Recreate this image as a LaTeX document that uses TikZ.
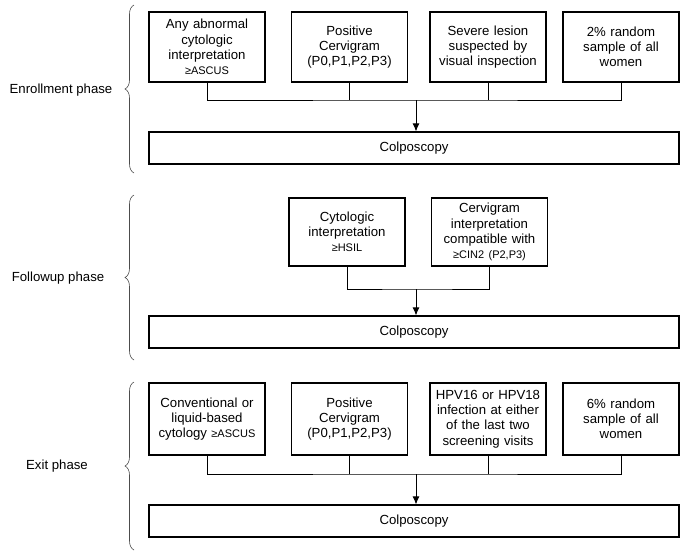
\documentclass[tikz,border=0pt]{standalone}
\usepackage{fontspec}
\setmainfont{Liberation Sans}
\usepackage{tikz}
\usetikzlibrary{arrows.meta,decorations.pathreplacing}
\tikzstyle{cbox} = [draw, line width=1.1pt, minimum width=116pt, minimum height=70pt,
    text width=114pt, inner sep=0pt, align=center]
\tikzstyle{colbox} = [draw, line width=1.1pt, minimum width=530pt, minimum height=32pt, inner sep=0pt]
\tikzstyle{link} = [line width=1pt]
\tikzstyle{feed} = [line width=1pt, -{Latex[length=8pt,width=7pt]}]
\tikzstyle{phasebrace} = [decorate, decoration={brace, amplitude=9pt}, line width=0.6pt, black!70]
\newcommand{\smallgeq}[1]{{\fontsize{11}{15}\selectfont ≥#1}}
\newcommand{\stem}[2]{
	\draw[link] (#1.south) -- (#1.south |- #2);
}

\begin{document}
\begin{tikzpicture}[x=1pt, y=-1pt, font=\fontsize{13.2}{15.2}\selectfont]
	\useasboundingbox (0,0) rectangle (689,558);

	\node(enroll) at (61,90) {Enrollment phase};
	\coordinate(eblow) at (134,173);
	\coordinate(ebhigh) at (134,5);
	\draw[phasebrace] (eblow) -- (ebhigh);

	\node(e1) at (207,47) [cbox] {Any abnormal\\cytologic\\interpretation\\\smallgeq{ASCUS}};
	\node(e2) at (349.5,47) [cbox] {Positive\\Cervigram\\(P0,P1,P2,P3)};
	\node(e3) at (488,47) [cbox] {Severe lesion\\suspected by\\visual inspection};
	\node(e4) at (621,47) [cbox] {2\% random\\sample of all\\women};
	\node(ecol) at (414,148) [colbox] {Colposcopy};
	\coordinate(ejoin) at (416,100);
	\draw[link] (e1.south) |- (ejoin) -| (e4.south);
	\stem{e2}{ejoin};
	\stem{e3}{ejoin};
	\draw[feed] (ejoin) -- (ejoin |- ecol.north);

	\node(follow) at (58,278) {Followup phase};
	\coordinate(fblow) at (134,360);
	\coordinate(fbhigh) at (134,195);
	\draw[phasebrace] (fblow) -- (fbhigh);

	\node(f1) at (347,232) [cbox, minimum height=68pt] {Cytologic\\interpretation\\\smallgeq{HSIL}};
	\node(f2) at (489.5,232) [cbox, minimum height=68pt] {Cervigram\\interpretation\\compatible with\\\smallgeq{CIN2 (P2,P3)}};
	\node(fcol) at (414,332) [colbox] {Colposcopy};
	\coordinate(fjoin) at (416,289);
	\draw[link] (f1.south) |- (fjoin) -| (f2.south);
	\draw[feed] (fjoin) -- (fjoin |- fcol.north);

	\node(exit) at (57,466) {Exit phase};
	\coordinate(xblow) at (134,550);
	\coordinate(xbhigh) at (134,382);
	\draw[phasebrace] (xblow) -- (xbhigh);

	\node(x1) at (207,419) [cbox, minimum height=72pt] {Conventional or\\liquid-based\\cytology \smallgeq{ASCUS}};
	\node(x2) at (349.5,419) [cbox, minimum height=72pt] {Positive\\Cervigram\\(P0,P1,P2,P3)};
	\node(x3) at (488,419) [cbox, minimum height=72pt] {HPV16 or HPV18\\infection at either\\of the last two\\screening visits};
	\node(x4) at (621,419) [cbox, minimum height=72pt] {6\% random\\sample of all\\women};
	\node(xcol) at (414,521) [colbox] {Colposcopy};
	\coordinate(xjoin) at (416,474);
	\draw[link] (x1.south) |- (xjoin) -| (x4.south);
	\stem{x2}{xjoin};
	\stem{x3}{xjoin};
	\draw[feed] (xjoin) -- (xjoin |- xcol.north);
\end{tikzpicture}
\end{document}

+++++

■ Given instruction ■
Repeat the listing above exactly from its first line to the line containing "(eblow) -- (ebhigh);", both included, and omit the pictures.

■ Result for this exercise ■
Recreate this image as a LaTeX document that uses TikZ.
\documentclass[tikz,border=0pt]{standalone}
\usepackage{fontspec}
\setmainfont{Liberation Sans}
\usepackage{tikz}
\usetikzlibrary{arrows.meta,decorations.pathreplacing}
\tikzstyle{cbox} = [draw, line width=1.1pt, minimum width=116pt, minimum height=70pt,
    text width=114pt, inner sep=0pt, align=center]
\tikzstyle{colbox} = [draw, line width=1.1pt, minimum width=530pt, minimum height=32pt, inner sep=0pt]
\tikzstyle{link} = [line width=1pt]
\tikzstyle{feed} = [line width=1pt, -{Latex[length=8pt,width=7pt]}]
\tikzstyle{phasebrace} = [decorate, decoration={brace, amplitude=9pt}, line width=0.6pt, black!70]
\newcommand{\smallgeq}[1]{{\fontsize{11}{15}\selectfont ≥#1}}
\newcommand{\stem}[2]{
	\draw[link] (#1.south) -- (#1.south |- #2);
}

\begin{document}
\begin{tikzpicture}[x=1pt, y=-1pt, font=\fontsize{13.2}{15.2}\selectfont]
	\useasboundingbox (0,0) rectangle (689,558);

	\node(enroll) at (61,90) {Enrollment phase};
	\coordinate(eblow) at (134,173);
	\coordinate(ebhigh) at (134,5);
	\draw[phasebrace] (eblow) -- (ebhigh);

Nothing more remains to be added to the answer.